→ Task objective:
Write out nothing but the lines from the first line of the entries below through the line with "ydom = [(H - y_bot) / H, (H - y_top) / H]"; no pictures go in.

(Data extracted from a collection)
——

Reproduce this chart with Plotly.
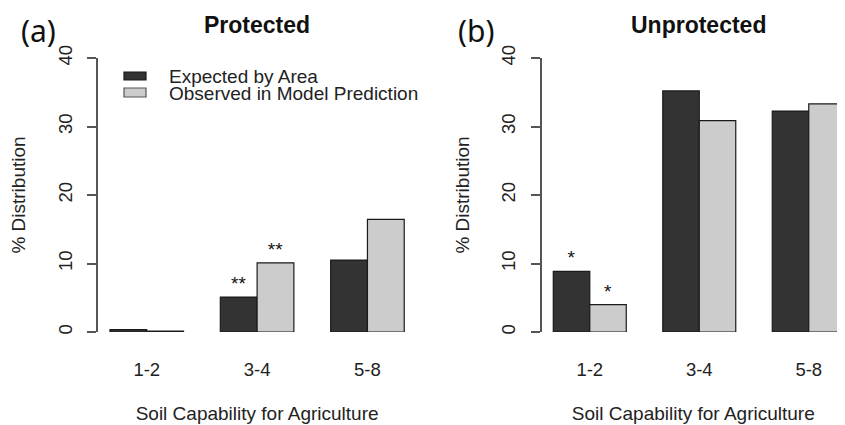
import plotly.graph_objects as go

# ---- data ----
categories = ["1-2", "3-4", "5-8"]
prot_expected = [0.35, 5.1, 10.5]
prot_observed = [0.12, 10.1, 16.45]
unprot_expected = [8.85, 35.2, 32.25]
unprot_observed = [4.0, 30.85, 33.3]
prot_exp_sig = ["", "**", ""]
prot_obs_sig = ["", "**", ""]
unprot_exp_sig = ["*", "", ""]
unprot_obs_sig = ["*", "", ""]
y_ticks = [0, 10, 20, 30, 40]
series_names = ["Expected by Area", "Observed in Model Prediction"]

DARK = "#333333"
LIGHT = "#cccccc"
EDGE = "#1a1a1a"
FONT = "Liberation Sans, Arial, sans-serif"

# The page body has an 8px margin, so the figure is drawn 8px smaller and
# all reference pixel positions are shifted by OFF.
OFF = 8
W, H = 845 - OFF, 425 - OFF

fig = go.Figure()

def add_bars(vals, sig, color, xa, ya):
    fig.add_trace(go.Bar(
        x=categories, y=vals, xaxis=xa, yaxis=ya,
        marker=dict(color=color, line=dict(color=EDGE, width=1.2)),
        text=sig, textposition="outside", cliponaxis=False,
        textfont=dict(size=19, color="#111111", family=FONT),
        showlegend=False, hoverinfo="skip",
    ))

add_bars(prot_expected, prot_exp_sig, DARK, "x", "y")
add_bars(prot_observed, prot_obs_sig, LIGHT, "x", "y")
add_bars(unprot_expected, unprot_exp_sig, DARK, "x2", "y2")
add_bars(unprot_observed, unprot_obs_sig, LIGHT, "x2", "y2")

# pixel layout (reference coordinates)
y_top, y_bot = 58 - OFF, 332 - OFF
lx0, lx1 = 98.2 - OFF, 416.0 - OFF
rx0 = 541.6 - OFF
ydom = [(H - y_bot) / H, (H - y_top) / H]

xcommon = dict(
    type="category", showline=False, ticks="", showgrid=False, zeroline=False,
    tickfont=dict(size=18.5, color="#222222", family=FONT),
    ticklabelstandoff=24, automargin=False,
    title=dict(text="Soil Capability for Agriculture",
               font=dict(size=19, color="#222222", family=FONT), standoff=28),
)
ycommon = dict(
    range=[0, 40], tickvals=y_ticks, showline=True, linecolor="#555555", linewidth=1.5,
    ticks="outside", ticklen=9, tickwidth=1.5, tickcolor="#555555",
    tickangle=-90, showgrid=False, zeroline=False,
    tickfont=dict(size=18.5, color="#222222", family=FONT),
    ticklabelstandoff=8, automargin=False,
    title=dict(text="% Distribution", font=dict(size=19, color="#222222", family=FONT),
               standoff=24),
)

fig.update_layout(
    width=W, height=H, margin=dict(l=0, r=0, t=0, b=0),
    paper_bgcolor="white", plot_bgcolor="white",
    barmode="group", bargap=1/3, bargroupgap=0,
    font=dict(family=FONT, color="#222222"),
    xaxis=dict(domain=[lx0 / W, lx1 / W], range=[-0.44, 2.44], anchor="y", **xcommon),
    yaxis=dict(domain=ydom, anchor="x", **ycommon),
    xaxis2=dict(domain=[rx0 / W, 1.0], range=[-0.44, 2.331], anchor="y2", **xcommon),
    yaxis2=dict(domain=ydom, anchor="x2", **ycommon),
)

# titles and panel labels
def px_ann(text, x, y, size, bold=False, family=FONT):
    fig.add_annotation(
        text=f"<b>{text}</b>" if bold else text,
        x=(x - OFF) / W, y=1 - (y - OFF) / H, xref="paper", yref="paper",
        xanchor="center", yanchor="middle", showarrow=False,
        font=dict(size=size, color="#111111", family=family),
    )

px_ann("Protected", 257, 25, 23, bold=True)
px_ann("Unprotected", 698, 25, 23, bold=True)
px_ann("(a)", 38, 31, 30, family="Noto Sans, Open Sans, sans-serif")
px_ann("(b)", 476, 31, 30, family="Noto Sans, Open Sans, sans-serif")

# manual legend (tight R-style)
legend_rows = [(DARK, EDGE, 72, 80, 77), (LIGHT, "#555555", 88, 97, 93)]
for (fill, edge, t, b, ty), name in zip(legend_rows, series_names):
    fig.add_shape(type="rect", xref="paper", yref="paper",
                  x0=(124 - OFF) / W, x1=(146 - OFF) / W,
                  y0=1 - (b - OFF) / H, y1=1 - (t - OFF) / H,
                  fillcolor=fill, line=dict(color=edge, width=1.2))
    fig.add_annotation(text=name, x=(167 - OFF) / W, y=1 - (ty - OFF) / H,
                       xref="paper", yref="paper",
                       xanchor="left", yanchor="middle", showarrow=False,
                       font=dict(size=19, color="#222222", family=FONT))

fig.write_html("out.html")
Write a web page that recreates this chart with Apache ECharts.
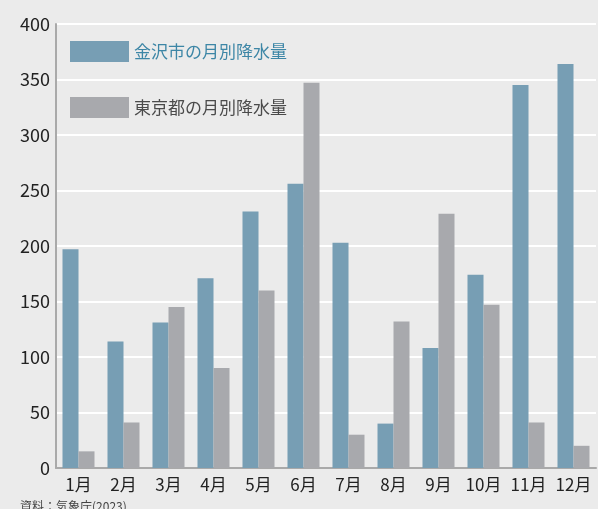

——

→ Reply to the exercise:
Reproduce this chart with Plotly.
import plotly.graph_objects as go

# ---- data ----
categories = ["1-2", "3-4", "5-8"]
prot_expected = [0.35, 5.1, 10.5]
prot_observed = [0.12, 10.1, 16.45]
unprot_expected = [8.85, 35.2, 32.25]
unprot_observed = [4.0, 30.85, 33.3]
prot_exp_sig = ["", "**", ""]
prot_obs_sig = ["", "**", ""]
unprot_exp_sig = ["*", "", ""]
unprot_obs_sig = ["*", "", ""]
y_ticks = [0, 10, 20, 30, 40]
series_names = ["Expected by Area", "Observed in Model Prediction"]

DARK = "#333333"
LIGHT = "#cccccc"
EDGE = "#1a1a1a"
FONT = "Liberation Sans, Arial, sans-serif"

# The page body has an 8px margin, so the figure is drawn 8px smaller and
# all reference pixel positions are shifted by OFF.
OFF = 8
W, H = 845 - OFF, 425 - OFF

fig = go.Figure()

def add_bars(vals, sig, color, xa, ya):
    fig.add_trace(go.Bar(
        x=categories, y=vals, xaxis=xa, yaxis=ya,
        marker=dict(color=color, line=dict(color=EDGE, width=1.2)),
        text=sig, textposition="outside", cliponaxis=False,
        textfont=dict(size=19, color="#111111", family=FONT),
        showlegend=False, hoverinfo="skip",
    ))

add_bars(prot_expected, prot_exp_sig, DARK, "x", "y")
add_bars(prot_observed, prot_obs_sig, LIGHT, "x", "y")
add_bars(unprot_expected, unprot_exp_sig, DARK, "x2", "y2")
add_bars(unprot_observed, unprot_obs_sig, LIGHT, "x2", "y2")

# pixel layout (reference coordinates)
y_top, y_bot = 58 - OFF, 332 - OFF
lx0, lx1 = 98.2 - OFF, 416.0 - OFF
rx0 = 541.6 - OFF
ydom = [(H - y_bot) / H, (H - y_top) / H]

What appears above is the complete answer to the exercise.